Information given =
####

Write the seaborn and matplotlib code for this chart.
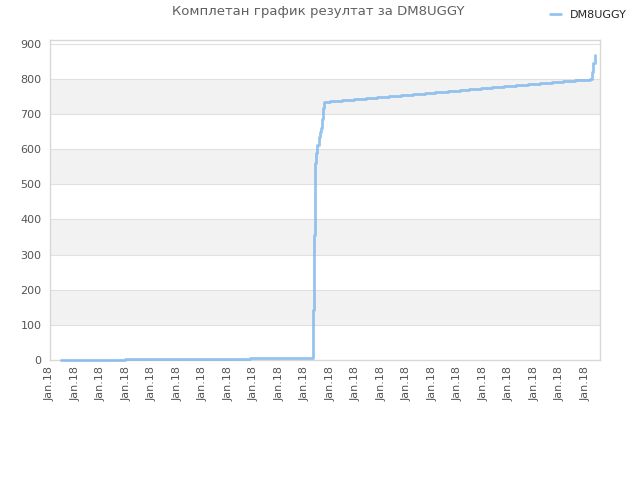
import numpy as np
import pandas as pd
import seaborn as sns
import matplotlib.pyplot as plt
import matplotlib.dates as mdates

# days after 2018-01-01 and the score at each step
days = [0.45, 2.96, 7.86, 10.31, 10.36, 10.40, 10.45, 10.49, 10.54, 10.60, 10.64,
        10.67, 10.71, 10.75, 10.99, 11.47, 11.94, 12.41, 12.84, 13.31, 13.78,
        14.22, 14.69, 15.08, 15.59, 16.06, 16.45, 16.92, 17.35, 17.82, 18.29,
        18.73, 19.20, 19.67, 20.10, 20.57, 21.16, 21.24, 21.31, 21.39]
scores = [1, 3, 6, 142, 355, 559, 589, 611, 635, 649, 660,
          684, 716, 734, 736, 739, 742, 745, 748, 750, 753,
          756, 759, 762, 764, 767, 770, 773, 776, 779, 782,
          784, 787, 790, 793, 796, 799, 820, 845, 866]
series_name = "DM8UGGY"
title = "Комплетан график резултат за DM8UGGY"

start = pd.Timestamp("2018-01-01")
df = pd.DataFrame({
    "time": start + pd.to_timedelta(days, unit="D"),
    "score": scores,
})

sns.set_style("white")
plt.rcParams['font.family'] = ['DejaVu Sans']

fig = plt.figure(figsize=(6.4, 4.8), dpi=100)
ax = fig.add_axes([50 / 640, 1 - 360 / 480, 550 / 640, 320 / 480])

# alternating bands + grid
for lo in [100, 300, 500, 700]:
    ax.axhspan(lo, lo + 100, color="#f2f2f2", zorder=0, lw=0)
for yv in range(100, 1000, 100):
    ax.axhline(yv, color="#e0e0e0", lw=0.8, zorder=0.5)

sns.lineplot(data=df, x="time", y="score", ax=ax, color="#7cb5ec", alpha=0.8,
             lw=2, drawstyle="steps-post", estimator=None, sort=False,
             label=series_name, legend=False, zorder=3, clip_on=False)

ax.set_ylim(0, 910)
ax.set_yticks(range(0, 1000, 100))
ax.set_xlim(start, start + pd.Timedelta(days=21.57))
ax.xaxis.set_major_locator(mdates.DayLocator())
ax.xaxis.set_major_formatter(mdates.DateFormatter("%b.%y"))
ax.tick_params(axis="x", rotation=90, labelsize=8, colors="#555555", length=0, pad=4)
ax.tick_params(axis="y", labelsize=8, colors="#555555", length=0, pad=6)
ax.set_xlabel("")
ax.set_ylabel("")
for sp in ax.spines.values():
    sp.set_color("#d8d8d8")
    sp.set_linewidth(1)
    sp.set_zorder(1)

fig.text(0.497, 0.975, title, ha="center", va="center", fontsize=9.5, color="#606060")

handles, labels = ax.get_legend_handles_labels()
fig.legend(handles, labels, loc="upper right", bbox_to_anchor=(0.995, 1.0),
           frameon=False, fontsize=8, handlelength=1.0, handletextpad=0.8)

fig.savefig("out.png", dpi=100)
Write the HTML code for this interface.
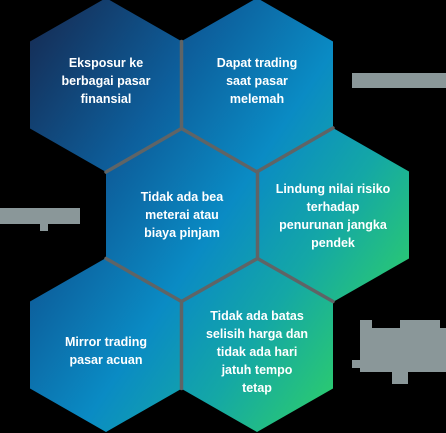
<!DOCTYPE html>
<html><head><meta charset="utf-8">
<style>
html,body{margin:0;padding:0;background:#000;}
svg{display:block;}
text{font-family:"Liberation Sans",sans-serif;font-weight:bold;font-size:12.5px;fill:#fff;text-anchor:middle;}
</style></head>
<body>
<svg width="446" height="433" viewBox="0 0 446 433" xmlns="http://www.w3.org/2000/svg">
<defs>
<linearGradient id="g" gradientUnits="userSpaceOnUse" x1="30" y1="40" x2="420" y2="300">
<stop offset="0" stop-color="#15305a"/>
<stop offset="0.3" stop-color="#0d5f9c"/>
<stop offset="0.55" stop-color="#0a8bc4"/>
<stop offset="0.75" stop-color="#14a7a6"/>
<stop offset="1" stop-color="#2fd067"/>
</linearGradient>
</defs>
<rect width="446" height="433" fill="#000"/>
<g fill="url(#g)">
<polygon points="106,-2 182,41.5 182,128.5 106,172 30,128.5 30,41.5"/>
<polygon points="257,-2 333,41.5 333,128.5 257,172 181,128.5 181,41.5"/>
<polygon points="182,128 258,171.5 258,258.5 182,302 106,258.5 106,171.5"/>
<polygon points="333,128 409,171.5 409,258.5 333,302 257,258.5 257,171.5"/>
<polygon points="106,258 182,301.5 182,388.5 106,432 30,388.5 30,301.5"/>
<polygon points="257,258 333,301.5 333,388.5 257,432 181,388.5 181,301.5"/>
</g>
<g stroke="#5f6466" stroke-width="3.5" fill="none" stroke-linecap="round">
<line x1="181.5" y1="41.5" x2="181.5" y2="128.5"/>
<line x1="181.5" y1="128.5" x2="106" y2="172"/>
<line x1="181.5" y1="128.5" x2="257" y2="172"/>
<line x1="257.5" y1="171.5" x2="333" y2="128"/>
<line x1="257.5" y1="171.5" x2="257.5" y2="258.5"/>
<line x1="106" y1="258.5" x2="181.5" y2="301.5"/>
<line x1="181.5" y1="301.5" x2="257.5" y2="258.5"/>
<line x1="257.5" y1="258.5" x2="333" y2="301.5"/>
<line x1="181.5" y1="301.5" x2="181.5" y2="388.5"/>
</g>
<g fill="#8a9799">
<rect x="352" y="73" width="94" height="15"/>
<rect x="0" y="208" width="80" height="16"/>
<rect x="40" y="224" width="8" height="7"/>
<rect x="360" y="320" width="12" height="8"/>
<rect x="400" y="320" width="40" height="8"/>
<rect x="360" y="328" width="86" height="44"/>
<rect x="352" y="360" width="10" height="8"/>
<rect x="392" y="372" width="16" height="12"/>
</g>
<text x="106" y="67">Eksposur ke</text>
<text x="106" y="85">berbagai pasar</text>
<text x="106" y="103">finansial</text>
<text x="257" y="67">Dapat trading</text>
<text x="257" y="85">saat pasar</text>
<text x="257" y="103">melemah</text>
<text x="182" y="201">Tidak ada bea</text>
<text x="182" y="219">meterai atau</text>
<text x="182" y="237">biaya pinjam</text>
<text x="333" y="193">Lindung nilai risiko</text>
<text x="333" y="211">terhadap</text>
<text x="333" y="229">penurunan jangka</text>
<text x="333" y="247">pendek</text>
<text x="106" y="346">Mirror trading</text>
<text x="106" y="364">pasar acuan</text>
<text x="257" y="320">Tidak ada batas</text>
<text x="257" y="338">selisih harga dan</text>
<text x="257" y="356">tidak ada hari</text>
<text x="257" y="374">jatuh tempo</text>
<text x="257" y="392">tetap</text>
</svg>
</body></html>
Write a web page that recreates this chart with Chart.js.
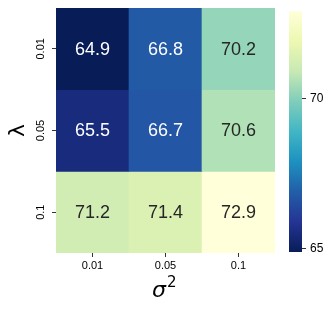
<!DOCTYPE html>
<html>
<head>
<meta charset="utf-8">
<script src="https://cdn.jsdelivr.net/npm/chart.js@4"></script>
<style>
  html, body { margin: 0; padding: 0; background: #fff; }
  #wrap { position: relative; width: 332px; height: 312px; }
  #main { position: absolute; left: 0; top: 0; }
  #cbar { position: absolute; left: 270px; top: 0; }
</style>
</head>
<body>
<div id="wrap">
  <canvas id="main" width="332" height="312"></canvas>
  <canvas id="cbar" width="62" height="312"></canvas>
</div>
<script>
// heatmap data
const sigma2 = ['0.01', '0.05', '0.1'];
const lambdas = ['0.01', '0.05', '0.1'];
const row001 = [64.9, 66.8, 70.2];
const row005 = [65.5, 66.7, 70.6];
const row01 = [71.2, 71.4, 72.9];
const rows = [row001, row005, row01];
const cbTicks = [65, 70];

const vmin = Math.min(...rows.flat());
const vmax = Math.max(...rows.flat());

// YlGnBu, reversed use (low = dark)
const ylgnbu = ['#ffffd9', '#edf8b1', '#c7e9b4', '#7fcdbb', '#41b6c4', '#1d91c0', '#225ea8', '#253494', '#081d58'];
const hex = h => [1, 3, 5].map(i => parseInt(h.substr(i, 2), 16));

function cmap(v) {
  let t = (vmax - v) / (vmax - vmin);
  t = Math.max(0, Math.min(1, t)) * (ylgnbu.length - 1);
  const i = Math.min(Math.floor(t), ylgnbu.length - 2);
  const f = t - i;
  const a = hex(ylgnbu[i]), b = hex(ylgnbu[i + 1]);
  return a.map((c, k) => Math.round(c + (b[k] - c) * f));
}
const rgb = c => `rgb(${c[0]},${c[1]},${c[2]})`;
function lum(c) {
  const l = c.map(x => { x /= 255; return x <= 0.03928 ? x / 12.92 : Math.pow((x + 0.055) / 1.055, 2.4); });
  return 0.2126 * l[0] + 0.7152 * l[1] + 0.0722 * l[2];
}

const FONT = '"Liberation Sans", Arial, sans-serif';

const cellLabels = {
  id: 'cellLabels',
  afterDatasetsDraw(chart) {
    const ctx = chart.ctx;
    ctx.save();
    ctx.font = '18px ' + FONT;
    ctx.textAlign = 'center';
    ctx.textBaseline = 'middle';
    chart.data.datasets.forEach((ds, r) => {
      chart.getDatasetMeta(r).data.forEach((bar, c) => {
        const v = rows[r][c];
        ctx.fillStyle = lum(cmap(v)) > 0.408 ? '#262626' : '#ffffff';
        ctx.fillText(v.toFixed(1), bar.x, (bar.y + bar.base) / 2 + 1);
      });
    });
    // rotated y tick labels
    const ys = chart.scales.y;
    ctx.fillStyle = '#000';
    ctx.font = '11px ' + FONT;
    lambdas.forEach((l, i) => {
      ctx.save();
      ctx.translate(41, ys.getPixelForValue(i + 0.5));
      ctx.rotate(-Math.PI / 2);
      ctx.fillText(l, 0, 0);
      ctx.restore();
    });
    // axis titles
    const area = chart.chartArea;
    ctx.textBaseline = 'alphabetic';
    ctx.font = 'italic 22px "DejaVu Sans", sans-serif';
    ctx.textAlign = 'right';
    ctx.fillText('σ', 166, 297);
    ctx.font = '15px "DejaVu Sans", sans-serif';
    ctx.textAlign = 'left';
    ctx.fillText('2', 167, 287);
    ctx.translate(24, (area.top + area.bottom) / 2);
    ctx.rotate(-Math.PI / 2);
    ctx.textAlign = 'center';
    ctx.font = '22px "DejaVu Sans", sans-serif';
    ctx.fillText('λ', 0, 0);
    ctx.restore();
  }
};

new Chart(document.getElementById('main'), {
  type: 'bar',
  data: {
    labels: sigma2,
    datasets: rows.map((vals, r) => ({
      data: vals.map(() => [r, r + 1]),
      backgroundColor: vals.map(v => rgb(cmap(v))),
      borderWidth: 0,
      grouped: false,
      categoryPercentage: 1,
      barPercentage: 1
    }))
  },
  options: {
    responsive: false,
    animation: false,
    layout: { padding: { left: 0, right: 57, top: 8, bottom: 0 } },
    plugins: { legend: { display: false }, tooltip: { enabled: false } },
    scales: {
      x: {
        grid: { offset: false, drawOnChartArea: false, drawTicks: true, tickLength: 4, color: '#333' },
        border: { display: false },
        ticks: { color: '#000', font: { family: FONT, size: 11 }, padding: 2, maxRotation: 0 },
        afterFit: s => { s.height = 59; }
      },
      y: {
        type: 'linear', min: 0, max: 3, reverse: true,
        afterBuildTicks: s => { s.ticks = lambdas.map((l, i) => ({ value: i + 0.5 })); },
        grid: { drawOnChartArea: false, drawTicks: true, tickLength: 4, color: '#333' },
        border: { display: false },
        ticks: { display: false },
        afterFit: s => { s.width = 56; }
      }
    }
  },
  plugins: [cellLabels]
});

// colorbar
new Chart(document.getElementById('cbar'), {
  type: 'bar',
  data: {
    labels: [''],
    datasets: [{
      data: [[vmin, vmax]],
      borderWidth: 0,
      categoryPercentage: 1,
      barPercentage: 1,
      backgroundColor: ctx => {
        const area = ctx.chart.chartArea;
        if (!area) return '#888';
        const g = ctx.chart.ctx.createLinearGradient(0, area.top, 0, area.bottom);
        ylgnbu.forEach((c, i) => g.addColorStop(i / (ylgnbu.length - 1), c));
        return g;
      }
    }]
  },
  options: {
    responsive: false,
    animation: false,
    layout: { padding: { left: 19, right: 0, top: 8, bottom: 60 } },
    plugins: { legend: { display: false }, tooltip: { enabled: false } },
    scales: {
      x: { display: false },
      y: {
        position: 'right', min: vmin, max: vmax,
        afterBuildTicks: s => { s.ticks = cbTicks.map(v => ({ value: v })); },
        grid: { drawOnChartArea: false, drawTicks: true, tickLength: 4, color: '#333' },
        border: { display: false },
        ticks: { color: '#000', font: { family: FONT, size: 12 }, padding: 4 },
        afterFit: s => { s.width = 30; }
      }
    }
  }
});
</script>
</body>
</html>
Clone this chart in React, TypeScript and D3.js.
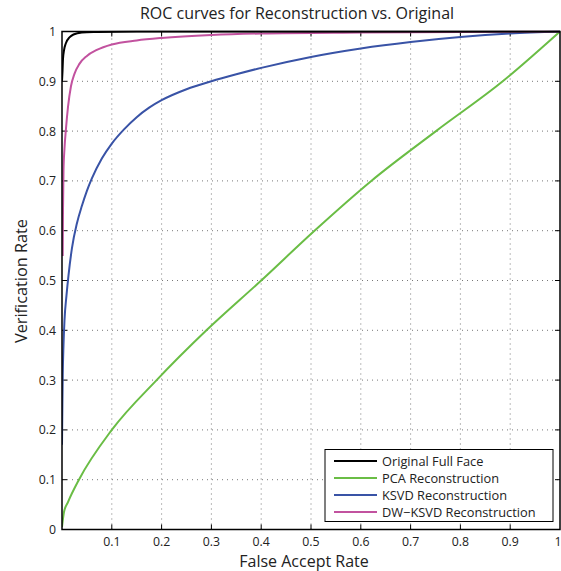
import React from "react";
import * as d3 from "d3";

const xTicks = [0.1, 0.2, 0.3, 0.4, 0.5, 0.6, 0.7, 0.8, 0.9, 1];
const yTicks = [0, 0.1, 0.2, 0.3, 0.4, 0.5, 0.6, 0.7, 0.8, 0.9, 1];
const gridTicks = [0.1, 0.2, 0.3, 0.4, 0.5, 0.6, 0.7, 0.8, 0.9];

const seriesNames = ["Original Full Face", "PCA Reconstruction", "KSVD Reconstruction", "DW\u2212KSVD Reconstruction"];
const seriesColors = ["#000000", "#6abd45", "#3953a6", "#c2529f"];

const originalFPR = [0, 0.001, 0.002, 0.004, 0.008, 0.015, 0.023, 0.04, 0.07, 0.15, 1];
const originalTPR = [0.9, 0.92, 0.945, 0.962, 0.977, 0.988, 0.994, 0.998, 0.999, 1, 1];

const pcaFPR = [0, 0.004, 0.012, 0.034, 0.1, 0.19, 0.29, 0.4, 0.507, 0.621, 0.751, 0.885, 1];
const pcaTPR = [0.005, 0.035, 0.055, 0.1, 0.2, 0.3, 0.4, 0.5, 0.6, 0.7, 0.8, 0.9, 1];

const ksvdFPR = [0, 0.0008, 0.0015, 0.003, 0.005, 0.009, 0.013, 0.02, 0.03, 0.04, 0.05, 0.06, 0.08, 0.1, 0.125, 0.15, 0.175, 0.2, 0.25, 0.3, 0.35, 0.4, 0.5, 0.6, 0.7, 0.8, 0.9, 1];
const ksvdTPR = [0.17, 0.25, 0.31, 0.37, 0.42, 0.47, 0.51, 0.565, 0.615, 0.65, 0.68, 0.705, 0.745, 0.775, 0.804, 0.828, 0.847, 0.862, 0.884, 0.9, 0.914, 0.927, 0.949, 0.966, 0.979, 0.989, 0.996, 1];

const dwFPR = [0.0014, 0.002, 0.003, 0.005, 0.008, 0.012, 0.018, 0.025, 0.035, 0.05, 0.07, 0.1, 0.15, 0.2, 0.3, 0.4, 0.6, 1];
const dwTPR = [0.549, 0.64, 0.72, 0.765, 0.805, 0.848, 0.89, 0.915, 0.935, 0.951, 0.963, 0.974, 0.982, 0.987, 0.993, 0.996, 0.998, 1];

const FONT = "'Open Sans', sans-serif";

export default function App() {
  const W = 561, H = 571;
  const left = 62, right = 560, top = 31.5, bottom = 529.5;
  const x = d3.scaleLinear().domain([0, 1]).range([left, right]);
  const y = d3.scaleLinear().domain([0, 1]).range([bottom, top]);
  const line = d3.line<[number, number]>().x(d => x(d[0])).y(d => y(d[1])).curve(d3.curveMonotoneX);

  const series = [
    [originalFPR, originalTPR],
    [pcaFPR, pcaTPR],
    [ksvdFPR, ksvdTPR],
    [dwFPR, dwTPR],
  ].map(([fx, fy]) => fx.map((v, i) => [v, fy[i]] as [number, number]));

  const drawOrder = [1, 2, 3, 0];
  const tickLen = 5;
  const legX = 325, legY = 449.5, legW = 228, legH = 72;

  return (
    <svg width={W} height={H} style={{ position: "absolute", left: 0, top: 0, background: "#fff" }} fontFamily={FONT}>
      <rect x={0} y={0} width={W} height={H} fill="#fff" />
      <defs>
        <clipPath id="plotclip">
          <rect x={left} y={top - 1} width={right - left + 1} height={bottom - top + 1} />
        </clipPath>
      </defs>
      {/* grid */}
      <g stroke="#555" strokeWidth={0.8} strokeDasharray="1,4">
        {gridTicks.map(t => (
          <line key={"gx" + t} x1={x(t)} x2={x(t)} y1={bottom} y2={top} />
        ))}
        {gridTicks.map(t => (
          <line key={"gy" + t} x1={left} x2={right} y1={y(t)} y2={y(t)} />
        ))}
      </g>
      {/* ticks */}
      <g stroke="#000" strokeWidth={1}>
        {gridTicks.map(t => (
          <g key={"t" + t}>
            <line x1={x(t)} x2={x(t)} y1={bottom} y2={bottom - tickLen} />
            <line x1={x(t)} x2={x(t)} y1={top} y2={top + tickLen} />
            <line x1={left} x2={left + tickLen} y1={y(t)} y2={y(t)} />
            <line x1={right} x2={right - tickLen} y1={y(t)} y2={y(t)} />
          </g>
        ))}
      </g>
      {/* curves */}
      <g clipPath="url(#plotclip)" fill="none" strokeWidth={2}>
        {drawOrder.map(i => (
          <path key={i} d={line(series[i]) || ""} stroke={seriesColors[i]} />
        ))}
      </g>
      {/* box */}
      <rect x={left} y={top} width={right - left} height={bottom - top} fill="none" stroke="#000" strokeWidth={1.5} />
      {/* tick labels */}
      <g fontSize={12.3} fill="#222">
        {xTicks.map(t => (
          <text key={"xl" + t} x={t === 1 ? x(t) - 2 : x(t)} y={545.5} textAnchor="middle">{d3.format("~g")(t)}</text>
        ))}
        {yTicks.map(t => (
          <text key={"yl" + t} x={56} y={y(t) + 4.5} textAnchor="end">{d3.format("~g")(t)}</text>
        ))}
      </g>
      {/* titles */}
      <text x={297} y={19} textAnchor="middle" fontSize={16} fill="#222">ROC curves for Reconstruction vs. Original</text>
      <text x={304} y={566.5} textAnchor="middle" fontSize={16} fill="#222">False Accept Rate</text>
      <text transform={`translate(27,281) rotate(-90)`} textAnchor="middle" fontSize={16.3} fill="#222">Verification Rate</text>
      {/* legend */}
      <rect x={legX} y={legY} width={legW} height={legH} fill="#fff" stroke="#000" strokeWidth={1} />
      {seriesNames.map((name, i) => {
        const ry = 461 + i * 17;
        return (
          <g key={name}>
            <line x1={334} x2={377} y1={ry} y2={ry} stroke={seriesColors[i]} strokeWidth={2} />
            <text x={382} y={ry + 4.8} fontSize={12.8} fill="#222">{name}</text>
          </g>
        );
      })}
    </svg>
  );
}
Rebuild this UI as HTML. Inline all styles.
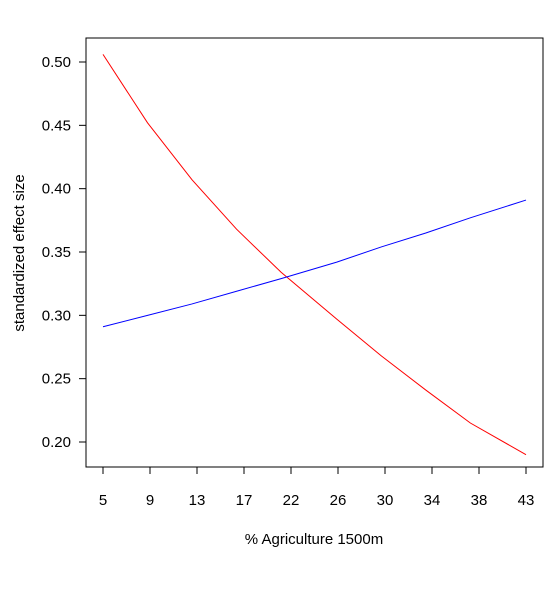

####

Leave out any pictures, please, and quote only the lines from the top of the data through the line that contains "import matplotlib.dates as mdates".

Write the seaborn and matplotlib code for this chart.
import numpy as np
import pandas as pd
import seaborn as sns
import matplotlib.pyplot as plt
import matplotlib.dates as mdates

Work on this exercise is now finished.